Pelaku yang statusnya sebagai terdakwa akan disebut sebagai terpidana apabila hakim di pengadilan memvonis bersalah karena telah terbukti melakukan tindak kejahatan.
Dengan adanya kepolisian, kejaksaan, dan kehakiman, sebetulnya penanganan kejahatan, wa bil khusus dalam hal pemberantasan kejahatan korupsi yang merugikan uang negara, idealnya dapat ditangani secara intens.
Sehingga praktik lancung penyelenggara negara pun dapat ditekan, bahkan sudah tak ditemukan lagi adanya penyelewengan harta kekayaan negara yang dipindahkan menjadi milik pribadi secara ilegal.

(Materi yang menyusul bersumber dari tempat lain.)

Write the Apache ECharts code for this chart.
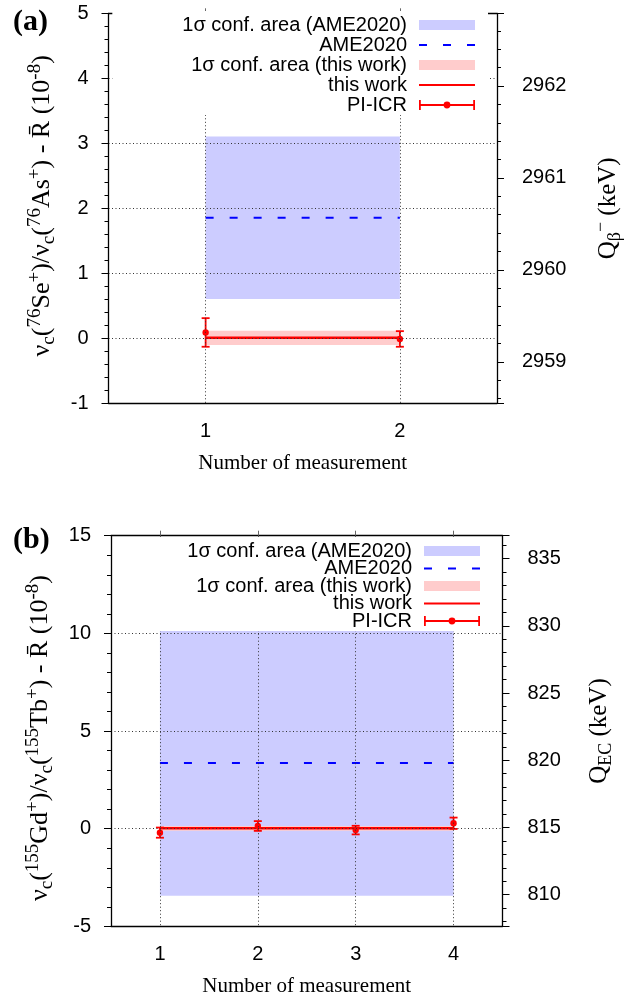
<!DOCTYPE html>
<html>
<head>
<meta charset="utf-8">
<script src="https://cdn.jsdelivr.net/npm/echarts@6/dist/echarts.min.js"></script>
<style>
html,body{margin:0;padding:0;background:#fff;}
#chart{width:643px;height:1002px;}
</style>
</head>
<body>
<div id="chart"></div>
<script>
// ---------- data: panel (a) 76Se / 76As ----------
const measA = [1, 2];
const piicrA = [0.09, -0.01];
const piicrErrA = [0.22, 0.12];
const thisWorkA = [0.007, 0.11];   // value, 1 sigma
const ameA = [1.855, 1.25];        // value, 1 sigma
const xRangeA = [0.5, 2.5];
const yRangeA = [-1, 5, 1];        // min, max, interval
const qRangeA = [2958.55, 2962.79];

// ---------- data: panel (b) 155Gd / 155Tb ----------
const measB = [1, 2, 3, 4];
const piicrB = [-0.2, 0.14, -0.07, 0.28];
const piicrErrB = [0.26, 0.25, 0.22, 0.29];
const thisWorkB = [0.02, 0.12];
const ameB = [3.37, 6.8];
const xRangeB = [0.5, 4.5];
const yRangeB = [-5, 15, 5];
const qRangeB = [807.64, 836.7];

const legendNames = ['1σ conf. area (AME2020)', 'AME2020', '1σ conf. area (this work)', 'this work', 'PI-ICR'];

const SANS = 'Liberation Sans, Arial, sans-serif';
const SERIF = 'Liberation Serif, Times New Roman, serif';
const BLUE_BAND = '#ccccff';
const RED_BAND = '#ffcccc';

const chart = echarts.init(document.getElementById('chart'), null, {renderer: 'canvas'});

function richFor(main, small, lh) {
  return {
    n: {fontFamily: SERIF, fontSize: main, lineHeight: lh, color: '#000'},
    sup: {fontFamily: SERIF, fontSize: small, lineHeight: small, verticalAlign: 'top', color: '#000'},
    sub: {fontFamily: SERIF, fontSize: small, lineHeight: small, verticalAlign: 'bottom', color: '#000'}
  };
}
const richLeft = richFor(26, 19, 33);
const richRight = richFor(25, 18, 32);

const gridLine = {show: true, lineStyle: {color: '#333', width: 1, type: [1, 2.5]}};
const axisLine = {show: true, onZero: false, lineStyle: {color: '#000', width: 1.3}};

function renderBand(params, api) {
  const a = api.coord([api.value(0), api.value(3)]);
  const b = api.coord([api.value(1), api.value(2)]);
  return {type: 'rect', shape: {x: a[0], y: a[1], width: b[0] - a[0], height: b[1] - a[1]},
          style: {fill: api.visual('color')}};
}
function renderErr(params, api) {
  const x = api.value(0), y = api.value(1), e = api.value(2);
  const c = api.coord([x, y]), t = api.coord([x, y + e]), b = api.coord([x, y - e]);
  const st = {stroke: '#ff0000', lineWidth: 1.8};
  return {type: 'group', children: [
    {type: 'line', shape: {x1: c[0], y1: t[1], x2: c[0], y2: b[1]}, style: st},
    {type: 'line', shape: {x1: c[0] - 4, y1: t[1], x2: c[0] + 4, y2: t[1]}, style: st},
    {type: 'line', shape: {x1: c[0] - 4, y1: b[1], x2: c[0] + 4, y2: b[1]}, style: st},
    {type: 'circle', shape: {cx: c[0], cy: c[1], r: 3.2}, style: {fill: '#ff0000'}}
  ]};
}

function panelSeries(idx, meas, piicr, piicrErr, thisWork, ame) {
  const x0 = meas[0], x1 = meas[meas.length - 1];
  const ax = {xAxisIndex: idx * 2, yAxisIndex: idx * 2};
  return [
    Object.assign({type: 'custom', name: legendNames[0], renderItem: renderBand, z: 1,
      itemStyle: {color: BLUE_BAND},
      data: [[x0, x1, ame[0] - ame[1], ame[0] + ame[1]]]}, ax),
    Object.assign({type: 'custom', name: legendNames[2], renderItem: renderBand, z: 1,
      itemStyle: {color: RED_BAND},
      data: [[x0, x1, thisWork[0] - thisWork[1], thisWork[0] + thisWork[1]]]}, ax),
    Object.assign({type: 'line', name: legendNames[1], symbol: 'none', z: 2,
      itemStyle: {color: '#0000ff'},
      lineStyle: {color: '#0000ff', width: 2, type: [8, 16]},
      data: [[x0, ame[0]], [x1, ame[0]]]}, ax),
    Object.assign({type: 'line', name: legendNames[3], symbol: 'none', z: 2,
      itemStyle: {color: '#ff0000'},
      lineStyle: {color: '#ff0000', width: 2.5},
      data: [[x0, thisWork[0]], [x1, thisWork[0]]]}, ax),
    Object.assign({type: 'custom', name: legendNames[4], renderItem: renderErr, z: 3,
      itemStyle: {color: '#ff0000'},
      data: meas.map((m, i) => [m, piicr[i], piicrErr[i]])}, ax)
  ];
}

function xAxes(grid, range, meas) {
  return [
    {type: 'value', gridIndex: grid, min: range[0], max: range[1], position: 'bottom', z: 4,
     axisLine: axisLine, axisTick: {show: false, customValues: meas},
     axisLabel: {customValues: meas, margin: 18, fontFamily: SANS, fontSize: 20, color: '#000'},
     splitLine: gridLine,
     name: 'Number of measurement', nameLocation: 'middle', nameGap: 50,
     nameTextStyle: {fontFamily: SERIF, fontSize: 21, color: '#000'}},
    {type: 'value', gridIndex: grid, min: range[0], max: range[1], position: 'top', z: 4,
     axisLine: axisLine,
     axisTick: {show: true, inside: false, length: 5, customValues: meas, lineStyle: {color: '#666', width: 1}},
     axisLabel: {show: false}, splitLine: {show: false}}
  ];
}

function yAxes(grid, range, qRange, nameL, gapL, padL, nameR, gapR) {
  return [
    {type: 'value', gridIndex: grid, min: range[0], max: range[1], interval: range[2], position: 'left', z: 4,
     axisLine: axisLine, axisTick: {show: true, inside: false, length: 7, lineStyle: {color: '#000'}},
     minorTick: {show: true, splitNumber: 5, length: 4, lineStyle: {color: '#000'}},
     axisLabel: {margin: 20, fontFamily: SANS, fontSize: 20, color: '#000'},
     splitLine: gridLine,
     name: nameL, nameLocation: 'middle', nameGap: gapL, nameRotate: 90,
     nameTextStyle: {rich: richLeft, padding: padL}},
    {type: 'value', gridIndex: grid, min: qRange[0], max: qRange[1], position: 'right', z: 4,
     axisLine: axisLine, axisTick: {show: true, inside: false, length: 7, lineStyle: {color: '#000'}},
     minorTick: {show: true, splitNumber: 5, length: 4, lineStyle: {color: '#000'}},
     axisLabel: {margin: 25, fontFamily: SANS, fontSize: 20, color: '#000',
                 showMinLabel: false, showMaxLabel: false, formatter: v => String(v)},
     splitLine: {show: false},
     name: nameR, nameLocation: 'middle', nameGap: gapR, nameRotate: 90,
     nameTextStyle: {rich: richRight}}
  ];
}

function legendFor(right, top, gap, padding) {
  return {
    orient: 'vertical', align: 'right', right: right, top: top, padding: padding,
    itemGap: gap, itemWidth: 56, itemHeight: 10, backgroundColor: '#ffffff', z: 10,
    selectedMode: false,
    textStyle: {fontFamily: SANS, fontSize: 20, color: '#000', padding: [0, 7, 0, 0]},
    data: [
      {name: legendNames[0], icon: 'rect', itemStyle: {color: BLUE_BAND}},
      {name: legendNames[1], itemStyle: {opacity: 0}},
      {name: legendNames[2], icon: 'rect', itemStyle: {color: RED_BAND}},
      {name: legendNames[3], itemStyle: {opacity: 0}},
      {name: legendNames[4], icon: 'path://M0,0H1.8V10H0Z M54.2,0H56V10H54.2Z M0,4H56V6H0Z M28,1.6A3.4,3.4 0 1 1 27.99,1.6Z'}
    ]
  };
}

const nameLA = '{n|ν}{sub|c}{n|(}{sup|76}{n|Se}{sup|+}{n|)/ν}{sub|c}{n|(}{sup|76}{n|As}{sup|+}{n|) - R\u0304 (10}{sup|-8}{n|)}';
const nameLB = '{n|ν}{sub|c}{n|(}{sup|155}{n|Gd}{sup|+}{n|)/ν}{sub|c}{n|(}{sup|155}{n|Tb}{sup|+}{n|) - R\u0304 (10}{sup|-8}{n|)}';
const nameRA = '{n|Q}{sub|β}{sup|−}{n| (keV)}';
const nameRB = '{n|Q}{sub|EC}{n| (keV)}';

const option = {
  backgroundColor: '#ffffff',
  animation: false,
  title: [
    {text: '(a)', left: 8, top: 2, textStyle: {fontFamily: SERIF, fontWeight: 'bold', fontSize: 30, color: '#000'}},
    {text: '(b)', left: 8, top: 520, textStyle: {fontFamily: SERIF, fontWeight: 'bold', fontSize: 30, color: '#000'}}
  ],
  grid: [
    {left: 108.5, top: 13.3, width: 388.5, height: 390, containLabel: false, outerBoundsMode: 'none'},
    {left: 111, top: 535.7, width: 391.5, height: 390.7, containLabel: false, outerBoundsMode: 'none'}
  ],
  legend: [
    legendFor(155, 11, 0, [4, 12, 0, 70]),
    legendFor(150, 537, -2.5, [4, 12, 0, 72])
  ],
  xAxis: [].concat(xAxes(0, xRangeA, measA), xAxes(1, xRangeB, measB)),
  yAxis: [].concat(
    yAxes(0, yRangeA, qRangeA, nameLA, 49.5, [0, 0, 0, 5], nameRA, 95),
    yAxes(1, yRangeB, qRangeB, nameLB, 54.5, [0, 14, 0, 0], nameRB, 81)
  ),
  series: [].concat(
    panelSeries(0, measA, piicrA, piicrErrA, thisWorkA, ameA),
    panelSeries(1, measB, piicrB, piicrErrB, thisWorkB, ameB)
  )
};
chart.setOption(option);
</script>
</body>
</html>
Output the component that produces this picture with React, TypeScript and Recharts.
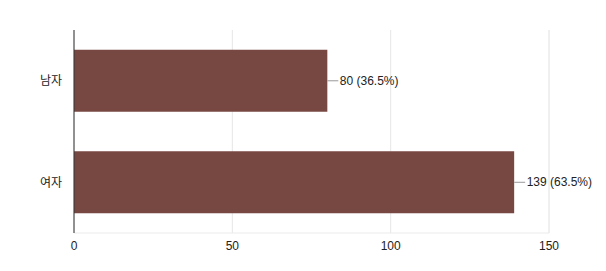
import React from "react";
import { BarChart, Bar, XAxis, YAxis, CartesianGrid, LabelList } from "recharts";

const categories = ["남자", "여자"];
const counts = [80, 139];
const percents = ["36.5%", "63.5%"];
const xTicks = [0, 50, 100, 150];
const minorTicks = [25, 75, 125];

const data = categories.map((c, i) => ({ name: c, value: counts[i], pct: percents[i] }));

const FONT = "Arial, 'Liberation Sans', 'Noto Sans CJK KR', sans-serif";

const renderLabel = (props: any) => {
  const { x, y, width, height, index } = props;
  const ex = Number(x) + Number(width);
  const cy = Number(y) + Number(height) / 2;
  const d = data[index];
  return (
    <g>
      <line x1={ex} y1={cy} x2={ex + 11} y2={cy} stroke="#999" strokeWidth={1} />
      <text x={ex + 12.5} y={cy} dy="0.35em" fontSize={12} fill="#222" fontFamily={FONT}>
        {`${d.value} (${d.pct})`}
      </text>
    </g>
  );
};

const EmptyTick = () => <g />;

export default function App() {
  return (
    <div style={{ position: "absolute", left: 0, top: 0, background: "#fff" }}>
      <BarChart
        width={606}
        height={271}
        data={data}
        layout="vertical"
        margin={{ top: 30, right: 57, bottom: 8, left: 0 }}
        barCategoryGap="19.5%"
      >
        <CartesianGrid xAxisId="top" horizontal={false} stroke="#f3f3f3" />
        <CartesianGrid horizontal={false} stroke="#e6e6e6" />
        <XAxis
          type="number"
          domain={[0, 150]}
          ticks={xTicks}
          tickLine={false}
          height={30}
          axisLine={{ stroke: "#ebebeb" }}
          tick={{ fontSize: 12, fill: "#222", fontFamily: FONT }}
        />
        <XAxis
          xAxisId="top"
          orientation="top"
          type="number"
          domain={[0, 150]}
          ticks={minorTicks}
          tick={<EmptyTick />}
          tickLine={false}
          axisLine={{ stroke: "#f3f3f3" }}
          height={0}
        />
        <YAxis
          type="category"
          dataKey="name"
          width={74}
          tickLine={false}
          tickMargin={6}
          axisLine={{ stroke: "#333", strokeWidth: 1 }}
          tick={{ fontSize: 12, fill: "#222", fontFamily: FONT }}
        />
        <Bar dataKey="value" fill="#774842" isAnimationActive={false}>
          <LabelList dataKey="value" content={renderLabel} />
        </Bar>
      </BarChart>
    </div>
  );
}
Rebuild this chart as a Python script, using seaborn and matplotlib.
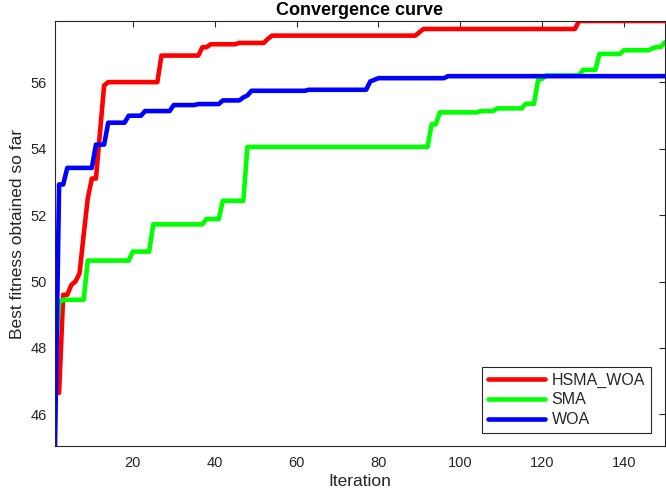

Akan tetapi alih-alih dapat dibasmi sampai habis, praktik korupsi hingga sekarang ini malah semakin marak terjadi. Rakyat sampai kehilangan kepercayaan terhadap lembaga penegak hukum karenanya.
Sampai-sampai di era Presiden Megawati, tepatnya si tahun 2002 lalu pemerintah memandang perlu membentuk suatu lembaga yang secara khusus menangani kejahatan yang luar biasa tersebut.
Dengan terbentuknya Komisi Pemberantasan Korupsi (KPK) rakyat yang merindukan terwujudnya pemerintahan yang baik dan bersih, serta bebas dari kejahatan korupsi, kolusi. Dan nepotisme (KKN), menyambutnya dengan antusias.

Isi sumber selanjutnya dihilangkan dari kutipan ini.